What is His name? This open mystery stands before us, and can be interpreted in many ways—through a slight misunderstanding, this “name” can be used to justify great atrocities, to actually work against the name of Christ while proposing to serve it. Fear, anger, confusion, past sufferings and wounds, even manipulation from outer authoritative voices can lead to this misunderstanding, for if what I have suffered or bear in my soul is too overwhelming, then I might seek someone or something outside of myself to blame and act upon. The drowning man will pull down even his rescuers in his panic of self-preservation. And there have certainly been enough literal and militaristic interpretations of “Do not think that I came to bring peace on the earth; I did not come to bring peace, but a sword.” (Matthew 10:34) What is this sword truly meant to be? For Christ rebukes Peter when he raises a sword against the soldier. Surely it is another kind of sword, one of spirit not metal.
Christ came not to seek revenge on those who had lost their way, nor to punish evildoers, but rather as it says in the oft quoted John 3:16 and the much neglected next sentence 3:17: “16 For God so loved the world, that He gave His only begotten Son, that whoever believes in Him shall not perish, but have eternal life. 17 For God did not send the Son into the world to judge the world, but that the world might be saved through Him.” Not to judge the world, but that it might be saved through Him. Through Christ, through Christ in us, we place ourselves into the service of all that He serves—and thus, we enter into a new relationship with the world—one that can actually begin to save it. Every human being is invited to participate in this salvation—and there are as many paths as there are individual human beings. If I do not believe this, then I do not trust in the divine wisdom of my Lord and God.
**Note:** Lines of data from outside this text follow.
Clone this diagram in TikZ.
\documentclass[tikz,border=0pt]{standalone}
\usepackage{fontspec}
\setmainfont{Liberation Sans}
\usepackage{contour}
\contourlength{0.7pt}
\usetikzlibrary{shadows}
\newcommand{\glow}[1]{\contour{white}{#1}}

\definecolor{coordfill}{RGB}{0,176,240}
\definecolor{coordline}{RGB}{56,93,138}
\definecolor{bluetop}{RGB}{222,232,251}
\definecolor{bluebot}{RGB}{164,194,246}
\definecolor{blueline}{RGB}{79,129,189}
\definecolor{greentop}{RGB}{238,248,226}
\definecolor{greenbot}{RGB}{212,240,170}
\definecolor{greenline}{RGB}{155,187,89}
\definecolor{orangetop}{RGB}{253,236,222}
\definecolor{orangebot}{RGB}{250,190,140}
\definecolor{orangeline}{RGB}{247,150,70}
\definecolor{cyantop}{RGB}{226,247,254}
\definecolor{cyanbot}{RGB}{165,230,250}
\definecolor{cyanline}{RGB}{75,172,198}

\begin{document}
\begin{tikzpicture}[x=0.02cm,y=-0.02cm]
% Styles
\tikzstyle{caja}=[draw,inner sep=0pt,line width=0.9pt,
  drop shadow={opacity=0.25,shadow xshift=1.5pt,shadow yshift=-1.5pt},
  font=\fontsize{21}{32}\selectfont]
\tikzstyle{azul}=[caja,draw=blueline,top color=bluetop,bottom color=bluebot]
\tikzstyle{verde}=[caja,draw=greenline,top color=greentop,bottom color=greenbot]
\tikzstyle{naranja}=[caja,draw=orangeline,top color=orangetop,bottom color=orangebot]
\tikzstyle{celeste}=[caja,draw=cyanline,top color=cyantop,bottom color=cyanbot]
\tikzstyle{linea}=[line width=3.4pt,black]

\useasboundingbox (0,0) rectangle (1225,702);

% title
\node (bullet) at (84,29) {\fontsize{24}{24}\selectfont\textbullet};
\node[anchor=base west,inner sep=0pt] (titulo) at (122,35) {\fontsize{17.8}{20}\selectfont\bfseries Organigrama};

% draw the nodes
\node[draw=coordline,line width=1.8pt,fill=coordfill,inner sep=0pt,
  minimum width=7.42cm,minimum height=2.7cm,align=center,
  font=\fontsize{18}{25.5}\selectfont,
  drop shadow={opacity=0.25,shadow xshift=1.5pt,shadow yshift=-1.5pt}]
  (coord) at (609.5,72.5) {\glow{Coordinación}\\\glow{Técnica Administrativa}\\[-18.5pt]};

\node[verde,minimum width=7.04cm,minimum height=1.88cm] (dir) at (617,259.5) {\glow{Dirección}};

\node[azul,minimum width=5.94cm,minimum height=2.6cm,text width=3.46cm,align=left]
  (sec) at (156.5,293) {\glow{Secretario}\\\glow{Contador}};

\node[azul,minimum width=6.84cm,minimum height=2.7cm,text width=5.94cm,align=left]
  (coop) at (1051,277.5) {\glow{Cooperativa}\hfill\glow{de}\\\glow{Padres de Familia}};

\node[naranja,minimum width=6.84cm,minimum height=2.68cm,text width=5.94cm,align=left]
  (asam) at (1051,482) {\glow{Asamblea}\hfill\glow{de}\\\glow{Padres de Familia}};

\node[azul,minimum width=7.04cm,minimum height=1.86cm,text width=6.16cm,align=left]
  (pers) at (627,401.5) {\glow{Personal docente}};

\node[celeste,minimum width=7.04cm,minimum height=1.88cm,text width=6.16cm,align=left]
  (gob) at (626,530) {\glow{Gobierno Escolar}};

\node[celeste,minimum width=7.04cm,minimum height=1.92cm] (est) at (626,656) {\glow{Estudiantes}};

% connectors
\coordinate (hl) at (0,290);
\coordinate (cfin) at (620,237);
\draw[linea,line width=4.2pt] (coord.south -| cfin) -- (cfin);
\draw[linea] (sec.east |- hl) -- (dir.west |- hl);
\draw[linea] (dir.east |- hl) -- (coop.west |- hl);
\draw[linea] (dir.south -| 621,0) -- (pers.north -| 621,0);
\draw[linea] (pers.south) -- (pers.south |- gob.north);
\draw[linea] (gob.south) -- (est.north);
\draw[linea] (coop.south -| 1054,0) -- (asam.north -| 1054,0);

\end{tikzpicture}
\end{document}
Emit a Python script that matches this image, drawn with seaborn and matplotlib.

To rightly come to an understanding of this holy name in which we can gather—to try summon His presence in any human encounter, we have to come to an understanding of what it means to say with Paul, “I have been crucified with Christ; and it is no longer I who live, but Christ lives in me; and the life which I now live in the flesh I live by faith in the Son of God, who loved me and gave Himself up for me.” (Galatians 2:20)
The Path of following Christ is a path of freely chosen powerlessness; it is the finding of a new, much higher power than the immature, not yet fully developed impulse that leads to violence as a means to any end. Transformation takes great forbearance, great strength; violence is a shortcut that cuts this potential short. It takes immense spiritual fortitude to be able to lay down arms, and to walk into the world and say, Not on my watch. To participate in the world with an open heart and open hands and to allow our feet to be guided “into the way of peace,” as was spoken at the birth of John the Baptist by his father Zechariah (Luke 1:79).
Following Christ, we embark on a journey through death (all the deaths in our lives which lead to our growth and becoming more truly human, more truly ourselves) to resurrection (the capacity to rise anew from the ashes), and to gradually embody the Holy Spirit, the journey described in our Creed:”Through Him, can the Healing Spirit work.”
The true bravery is to cross the bridge He came to build for us: to find the divine Ground of the World by seeking the divine in human beings, in our own divine nature—in our courageous vulnerability—awake and free. If we follow Christ, then we serve ALL of humanity. How can it be otherwise? To follow Christ is not to join an elite club of those who are saved, but rather: “whoever wishes to save their life will lose it, but whoever loses their life for My sake and the gospel’s will save it.” (Mark 8:35) If we seek Eternal Life, as the rich young ruler did, first we must follow the basic commandments given to humanity through Moses, then, there is, as Jesus told him: “One thing you still lack; sell all that you possess and give the money to the poor, and you shall have treasure in heaven; then come, follow Me.” (Luke 18:22)
What we are given is the capacity to learn to give ourselves as completely as Christ did and does. I do not see Christ taking the lives of those with whom He disagreed. Nor does He fight evil with violence. He speaks the truth where there is deception; He calls upon His listeners to think about what they claim to believe, to really understand and find the inner truth when they are blinded by outer appearances and things that were true in the past, but may no longer be.
To work with the evil in our world in a truly Christ-centered and productive way, we can begin with ourselves—the place where we can affect the greatest change, and that which is our given responsibility to do. Evil outside of us always has a mirror reflection in our own souls. No free human being is unaffected by the temptations of the adversarial powers. (See Matthew 4 for a description of the essence of these temptations.) We can learn much from Christ’s resistance to temptation.
We can also look to the guidance given to the disciples. None is so profound and future oriented as the Beatitudes. I can recommend the work of Rev. Emil Bock, who worked with the “Nine Beatitudes,” spoken to an emerging humanity, represented in the disciples, who wish to live a renewed creation on “Christ’s earth,” and their correlation found in the “Nine Woes,” those admonitions spoken to the Pharisees, “bearers and leaders of world destruction, of the old moribund creation.” (p. 223, Studies in the Gospels, vol. 1 by Emil Bock, Floris Books, Edinburgh, 2009.)
We have a great calling to learn to work with great evil in our time in a conscious, Christ-centered (read also: love-centered) way. May we find the strength to keep at it, and the courage to stand in solidarity with all human beings seeking to develop a free, truly human culture.